- _Task directions_:
Transcribe all the entries word for word, omitting any pictures they contain.

- _Dataset records_:
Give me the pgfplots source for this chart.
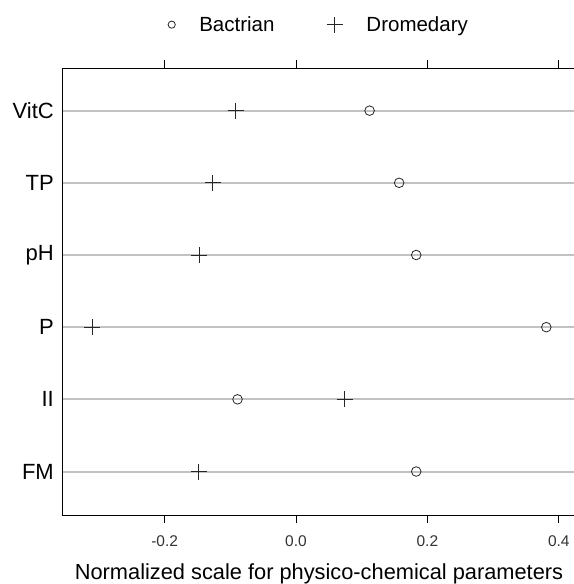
\documentclass[border=0pt]{standalone}
\usepackage{fontspec}
\setmainfont{Liberation Sans}
\usepackage{pgfplots}
\pgfplotsset{compat=1.18}
\begin{document}
\begin{tikzpicture}
\begin{axis}[
 width=514bp, height=447bp, scale only axis,
 xmin=-0.3562, xmax=0.4262, ymin=0.3975, ymax=6.591,
 xtick={-0.2,0,0.2,0.4},
 xticklabels={-0.2,0.0,0.2,0.4},
 xtick pos=both, xticklabel pos=lower,
 tick align=outside,
 major tick length=8bp,
 ytick={1,2,3,4,5,6},
 yticklabels={FM,II,P,pH,TP,VitC},
 ytick style={draw=none},
 xtick style={black, line width=0.8bp},
 axis line style={black, line width=0.8bp},
 ymajorgrids,
 major grid style={color=black!24, line width=2bp},
 /pgf/number format/assume math mode=true,
 xticklabel style={font=\fontsize{15.5bp}{18bp}\selectfont, text=black!80, anchor=base, yshift=-23bp},
 yticklabel style={font=\fontsize{22bp}{26bp}\selectfont, anchor=east, inner sep=0pt},
 xlabel={Normalized scale for physico-chemical parameters},
 xlabel style={font=\fontsize{21.8bp}{26bp}\selectfont, at={(axis description cs:0.5,0)}, anchor=base, yshift=-64bp},
 legend style={at={(axis description cs:0.5,1)}, anchor=south, yshift=31bp, draw=none, fill=none,
   font=\fontsize{20.5bp}{25bp}\selectfont},
 legend columns=2,
 legend cell align=left,
 /tikz/every odd column/.append style={column sep=22bp},
 /tikz/every even column/.append style={column sep=50bp},
]
\addplot[only marks, mark=o, mark size=4.8bp, black!85, line width=0.8bp, forget plot]
 coordinates {(0.112,6) (0.157,5) (0.183,4) (0.381,3) (-0.089,2) (0.183,1)};
\addplot[only marks, mark=+, mark size=8bp, black!85, line width=0.9bp, forget plot]
 coordinates {(-0.092,6) (-0.127,5) (-0.147,4) (-0.310,3) (0.074,2) (-0.148,1)};
\addlegendimage{only marks, mark=o, mark size=3.6bp, black!85, line width=0.8bp}
\addlegendentry{Bactrian}
\addlegendimage{only marks, mark=+, mark size=8bp, black!85, line width=0.8bp}
\addlegendentry{Dromedary}
\coordinate (sw) at (rel axis cs:0,0);
\coordinate (ne) at (rel axis cs:1,1);
\end{axis}
\pgfresetboundingbox
\path[use as bounding box] ([shift={(-62bp,-69bp)}]sw) rectangle ([shift={(-2bp,68bp)}]ne);
\end{tikzpicture}
\end{document}
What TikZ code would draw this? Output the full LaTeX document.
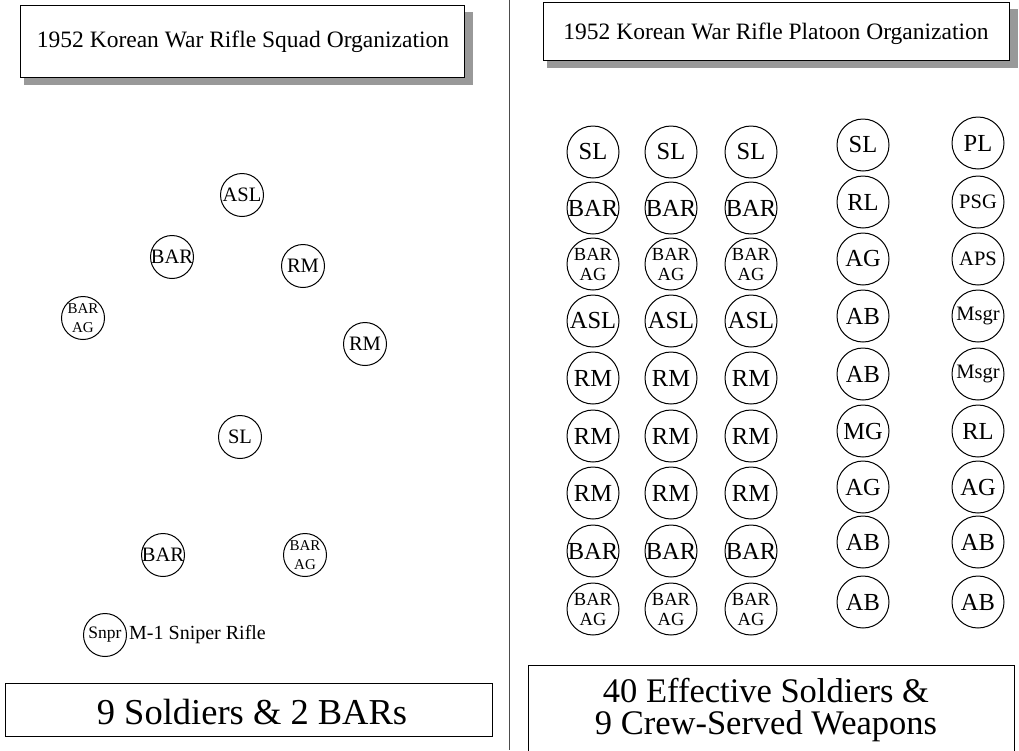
\documentclass[tikz,border=0pt]{standalone}
\usepackage{fontspec}
\setmainfont{Liberation Serif}
\newcommand\cl[1]{\makebox[0pt]{#1}}
\tikzset{
  ring/.style={circle, draw, line width=1pt, inner sep=0pt},
  sq/.style={ring, minimum size=43pt, font=\fontsize{20.5}{21}\selectfont},
  sqtwo/.style={ring, minimum size=43pt, align=center, font=\fontsize{15}{18.5}\selectfont},
  pl/.style={ring, minimum size=52pt, font=\fontsize{24.5}{25}\selectfont},
  plsmall/.style={ring, minimum size=52pt, font=\fontsize{20.5}{21}\selectfont},
  pltwo/.style={ring, minimum size=52pt, align=center, font=\fontsize{18.5}{20}\selectfont},
  titlebox/.style={draw, line width=0.9pt, fill=white},
  shadow/.style={fill=black!40},
}
\begin{document}
\begin{tikzpicture}[x=1pt,y=-1pt]
\useasboundingbox (0,0) rectangle (1019,750);
% divider
\draw[line width=0.9pt, black!70] (509,0) -- (509,750);
% left title
\fill[shadow] (24,12) rectangle (473,85);
\draw[titlebox] (20,5) rectangle (464,77);
\node[font=\fontsize{23.5}{26}\selectfont] (tl) at (243,42) {1952 Korean War Rifle Squad Organization};
% right title
\fill[shadow] (547,9) rectangle (1018,68);
\draw[titlebox] (543,2) rectangle (1009,60);
\node[font=\fontsize{23.5}{26}\selectfont] (tr) at (776,34) {1952 Korean War Rifle Platoon Organization};
% squad
\node[sq] (asl) at (242,195) {\cl{ASL}};
\node[sq] (bar1) at (172,257) {\cl{BAR}};
\node[sq] (rm1) at (303,266) {\cl{RM}};
\node[sqtwo] (ag1) at (83,318) {\cl{BAR}\\\cl{AG}};
\node[sq] (rm2) at (365,344) {\cl{RM}};
\node[sq] (sl) at (240,437) {\cl{SL}};
\node[sq] (bar2) at (163,555) {\cl{BAR}};
\node[sqtwo] (ag2) at (305,555) {\cl{BAR}\\\cl{AG}};
\node[sq, font=\fontsize{17.5}{18}\selectfont] (snpr) at (105,635) {\cl{Snpr}};
\node[anchor=west, inner sep=0pt, font=\fontsize{20}{22}\selectfont] (snprl) at (129,635) {M-1 Sniper Rifle};
% left bottom box
\draw[line width=0.9pt] (5,683) rectangle (492,736);
\node[font=\fontsize{36.5}{40}\selectfont] (sum1) at (252,712) {9 Soldiers \& 2 BARs};
% platoon: three squads
\foreach \c/\x in {1/593,2/671,3/751}{
  \node[pl] (s\c r1) at (\x,152) {\cl{SL}};
  \node[pl] (s\c r2) at (\x,208) {\cl{BAR}};
  \node[pltwo] (s\c r3) at (\x,264) {\cl{BAR}\\\cl{AG}};
  \node[pl] (s\c r4) at (\x,321) {\cl{ASL}};
  \node[pl] (s\c r5) at (\x,378) {\cl{RM}};
  \node[pl] (s\c r6) at (\x,436) {\cl{RM}};
  \node[pl] (s\c r7) at (\x,493) {\cl{RM}};
  \node[pl] (s\c r8) at (\x,551) {\cl{BAR}};
  \node[pltwo] (s\c r9) at (\x,609) {\cl{BAR}\\\cl{AG}};
}
% weapons squad
\node[pl] (w1) at (863,145) {\cl{SL}};
\node[pl] (w2) at (863,202) {\cl{RL}};
\node[pl] (w3) at (863,259) {\cl{AG}};
\node[pl] (w4) at (863,316) {\cl{AB}};
\node[pl] (w5) at (863,374) {\cl{AB}};
\node[pl] (w6) at (863,431) {\cl{MG}};
\node[pl] (w7) at (863,487) {\cl{AG}};
\node[pl] (w8) at (863,542) {\cl{AB}};
\node[pl] (w9) at (863,602) {\cl{AB}};
% platoon HQ
\node[pl] (h1) at (978,143) {\cl{PL}};
\node[plsmall] (h2) at (978,202) {\cl{PSG}};
\node[plsmall] (h3) at (978,259) {\cl{APS}};
\node[plsmall] (h4) at (978,316) {\cl{Msgr}};
\node[plsmall] (h5) at (978,374) {\cl{Msgr}};
\node[pl] (h6) at (978,431) {\cl{RL}};
\node[pl] (h7) at (978,487) {\cl{AG}};
\node[pl] (h8) at (978,542) {\cl{AB}};
\node[pl] (h9) at (978,602) {\cl{AB}};
% right bottom box
\draw[line width=0.9pt] (528,752) -- (528,665) -- (1014,665) -- (1014,752);
\node[align=center, font=\fontsize{34.5}{32.5}\selectfont] (sum2) at (766,710) {40 Effective Soldiers \&\\9 Crew-Served Weapons};
\end{tikzpicture}
\end{document}
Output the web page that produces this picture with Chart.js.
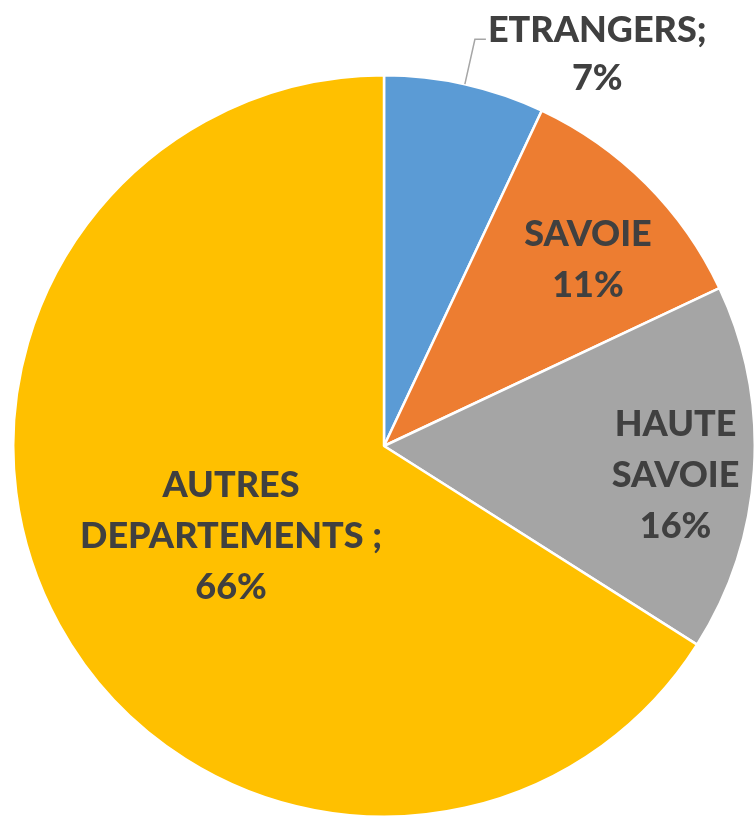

- _Reply_:
Give me the pgfplots source for this chart.
\documentclass[border=0pt]{standalone}
\usepackage{fontspec}
\setmainfont{Liberation Sans}
\usepackage{pgfplots}
\pgfplotsset{compat=1.18}
\begin{document}
\begin{tikzpicture}
\begin{axis}[
 width=514bp, height=447bp, scale only axis,
 xmin=-0.3562, xmax=0.4262, ymin=0.3975, ymax=6.591,
 xtick={-0.2,0,0.2,0.4},
 xticklabels={-0.2,0.0,0.2,0.4},
 xtick pos=both, xticklabel pos=lower,
 tick align=outside,
 major tick length=8bp,
 ytick={1,2,3,4,5,6},
 yticklabels={FM,II,P,pH,TP,VitC},
 ytick style={draw=none},
 xtick style={black, line width=0.8bp},
 axis line style={black, line width=0.8bp},
 ymajorgrids,
 major grid style={color=black!24, line width=2bp},
 /pgf/number format/assume math mode=true,
 xticklabel style={font=\fontsize{15.5bp}{18bp}\selectfont, text=black!80, anchor=base, yshift=-23bp},
 yticklabel style={font=\fontsize{22bp}{26bp}\selectfont, anchor=east, inner sep=0pt},
 xlabel={Normalized scale for physico-chemical parameters},
 xlabel style={font=\fontsize{21.8bp}{26bp}\selectfont, at={(axis description cs:0.5,0)}, anchor=base, yshift=-64bp},
 legend style={at={(axis description cs:0.5,1)}, anchor=south, yshift=31bp, draw=none, fill=none,
   font=\fontsize{20.5bp}{25bp}\selectfont},
 legend columns=2,
 legend cell align=left,
 /tikz/every odd column/.append style={column sep=22bp},
 /tikz/every even column/.append style={column sep=50bp},
]
\addplot[only marks, mark=o, mark size=4.8bp, black!85, line width=0.8bp, forget plot]
 coordinates {(0.112,6) (0.157,5) (0.183,4) (0.381,3) (-0.089,2) (0.183,1)};
\addplot[only marks, mark=+, mark size=8bp, black!85, line width=0.9bp, forget plot]
 coordinates {(-0.092,6) (-0.127,5) (-0.147,4) (-0.310,3) (0.074,2) (-0.148,1)};
\addlegendimage{only marks, mark=o, mark size=3.6bp, black!85, line width=0.8bp}
\addlegendentry{Bactrian}
\addlegendimage{only marks, mark=+, mark size=8bp, black!85, line width=0.8bp}
\addlegendentry{Dromedary}
\coordinate (sw) at (rel axis cs:0,0);
\coordinate (ne) at (rel axis cs:1,1);
\end{axis}
\pgfresetboundingbox
\path[use as bounding box] ([shift={(-62bp,-69bp)}]sw) rectangle ([shift={(-2bp,68bp)}]ne);
\end{tikzpicture}
\end{document}
What TikZ code would draw this? Output the full LaTeX document.
\documentclass[tikz,border=0pt]{standalone}
\usepackage{fontspec}
\setmainfont{Liberation Serif}
\newcommand\cl[1]{\makebox[0pt]{#1}}
\tikzset{
  ring/.style={circle, draw, line width=1pt, inner sep=0pt},
  sq/.style={ring, minimum size=43pt, font=\fontsize{20.5}{21}\selectfont},
  sqtwo/.style={ring, minimum size=43pt, align=center, font=\fontsize{15}{18.5}\selectfont},
  pl/.style={ring, minimum size=52pt, font=\fontsize{24.5}{25}\selectfont},
  plsmall/.style={ring, minimum size=52pt, font=\fontsize{20.5}{21}\selectfont},
  pltwo/.style={ring, minimum size=52pt, align=center, font=\fontsize{18.5}{20}\selectfont},
  titlebox/.style={draw, line width=0.9pt, fill=white},
  shadow/.style={fill=black!40},
}
\begin{document}
\begin{tikzpicture}[x=1pt,y=-1pt]
\useasboundingbox (0,0) rectangle (1019,750);
% divider
\draw[line width=0.9pt, black!70] (509,0) -- (509,750);
% left title
\fill[shadow] (24,12) rectangle (473,85);
\draw[titlebox] (20,5) rectangle (464,77);
\node[font=\fontsize{23.5}{26}\selectfont] (tl) at (243,42) {1952 Korean War Rifle Squad Organization};
% right title
\fill[shadow] (547,9) rectangle (1018,68);
\draw[titlebox] (543,2) rectangle (1009,60);
\node[font=\fontsize{23.5}{26}\selectfont] (tr) at (776,34) {1952 Korean War Rifle Platoon Organization};
% squad
\node[sq] (asl) at (242,195) {\cl{ASL}};
\node[sq] (bar1) at (172,257) {\cl{BAR}};
\node[sq] (rm1) at (303,266) {\cl{RM}};
\node[sqtwo] (ag1) at (83,318) {\cl{BAR}\\\cl{AG}};
\node[sq] (rm2) at (365,344) {\cl{RM}};
\node[sq] (sl) at (240,437) {\cl{SL}};
\node[sq] (bar2) at (163,555) {\cl{BAR}};
\node[sqtwo] (ag2) at (305,555) {\cl{BAR}\\\cl{AG}};
\node[sq, font=\fontsize{17.5}{18}\selectfont] (snpr) at (105,635) {\cl{Snpr}};
\node[anchor=west, inner sep=0pt, font=\fontsize{20}{22}\selectfont] (snprl) at (129,635) {M-1 Sniper Rifle};
% left bottom box
\draw[line width=0.9pt] (5,683) rectangle (492,736);
\node[font=\fontsize{36.5}{40}\selectfont] (sum1) at (252,712) {9 Soldiers \& 2 BARs};
% platoon: three squads
\foreach \c/\x in {1/593,2/671,3/751}{
  \node[pl] (s\c r1) at (\x,152) {\cl{SL}};
  \node[pl] (s\c r2) at (\x,208) {\cl{BAR}};
  \node[pltwo] (s\c r3) at (\x,264) {\cl{BAR}\\\cl{AG}};
  \node[pl] (s\c r4) at (\x,321) {\cl{ASL}};
  \node[pl] (s\c r5) at (\x,378) {\cl{RM}};
  \node[pl] (s\c r6) at (\x,436) {\cl{RM}};
  \node[pl] (s\c r7) at (\x,493) {\cl{RM}};
  \node[pl] (s\c r8) at (\x,551) {\cl{BAR}};
  \node[pltwo] (s\c r9) at (\x,609) {\cl{BAR}\\\cl{AG}};
}
% weapons squad
\node[pl] (w1) at (863,145) {\cl{SL}};
\node[pl] (w2) at (863,202) {\cl{RL}};
\node[pl] (w3) at (863,259) {\cl{AG}};
\node[pl] (w4) at (863,316) {\cl{AB}};
\node[pl] (w5) at (863,374) {\cl{AB}};
\node[pl] (w6) at (863,431) {\cl{MG}};
\node[pl] (w7) at (863,487) {\cl{AG}};
\node[pl] (w8) at (863,542) {\cl{AB}};
\node[pl] (w9) at (863,602) {\cl{AB}};
% platoon HQ
\node[pl] (h1) at (978,143) {\cl{PL}};
\node[plsmall] (h2) at (978,202) {\cl{PSG}};
\node[plsmall] (h3) at (978,259) {\cl{APS}};
\node[plsmall] (h4) at (978,316) {\cl{Msgr}};
\node[plsmall] (h5) at (978,374) {\cl{Msgr}};
\node[pl] (h6) at (978,431) {\cl{RL}};
\node[pl] (h7) at (978,487) {\cl{AG}};
\node[pl] (h8) at (978,542) {\cl{AB}};
\node[pl] (h9) at (978,602) {\cl{AB}};
% right bottom box
\draw[line width=0.9pt] (528,752) -- (528,665) -- (1014,665) -- (1014,752);
\node[align=center, font=\fontsize{34.5}{32.5}\selectfont] (sum2) at (766,710) {40 Effective Soldiers \&\\9 Crew-Served Weapons};
\end{tikzpicture}
\end{document}
Output the web page that produces this picture with Chart.js.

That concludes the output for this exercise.